I turned on the television, and when the picture came up I was confused. I was looking at a giant cloud in the shape of a “Y”. The voice of the correspondent and the words on the screen told me the news. I knew what I was looking at. And I went numb.
In case I haven’t mentioned, I’m a huge space geek. Planes, rockets, jetpacks… anything that leaves this earth makes me happy. I never understood why all shuttle launches and landings weren’t shown on live television. Were we really living in such a modern world that we could take these things for granted? Had a liftoff really become as commonplace as an airplane taking off? It made me sad. It also had allowed me to lose touch.
I remember as they began showing the pictures and names of the crew. I stared at one of the faces in disbelief. I remember calling my mom, saying that it couldn’t be the same Dick Scobee that we knew from Edwards Air Force Base. He was a test pilot, not an astronaut, right? His wife, June, taught English and was one of my favorite teachers. We went to school with their kids. This just couldn’t be real. I remember how we sobbed together on the telephone as the reality sunk in.

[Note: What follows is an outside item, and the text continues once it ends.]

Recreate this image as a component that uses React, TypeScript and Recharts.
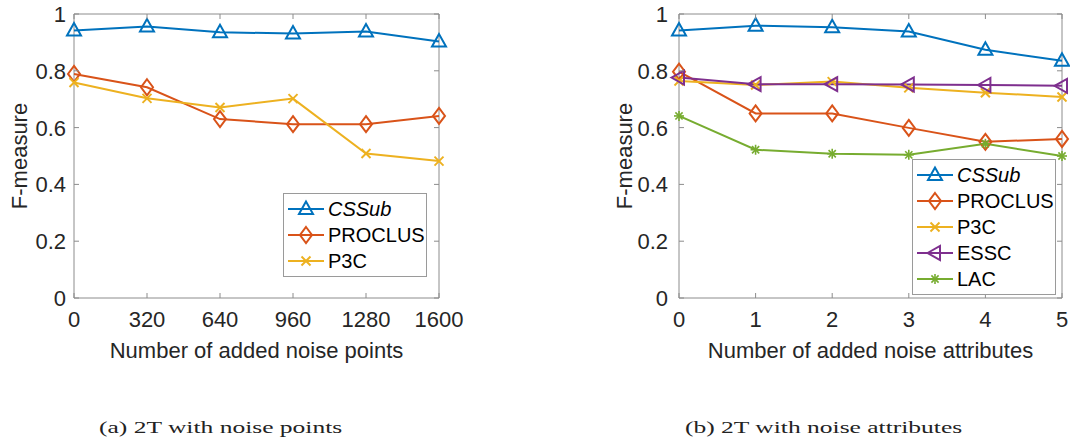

I had no idea he had joined NASA.
The memory of one of my best friends, Erin Fiedler, reading the poem “High Flight” in English class, came back to me. I remember Mrs. Scobee saying it was her favorite poem.
Eight years later, Lieutenant Francis Richard “Dick” Scobee, Commander of the Space Shuttle Challenger, “slipped the surly bonds of earth… put out his hand, and touched the face of God.”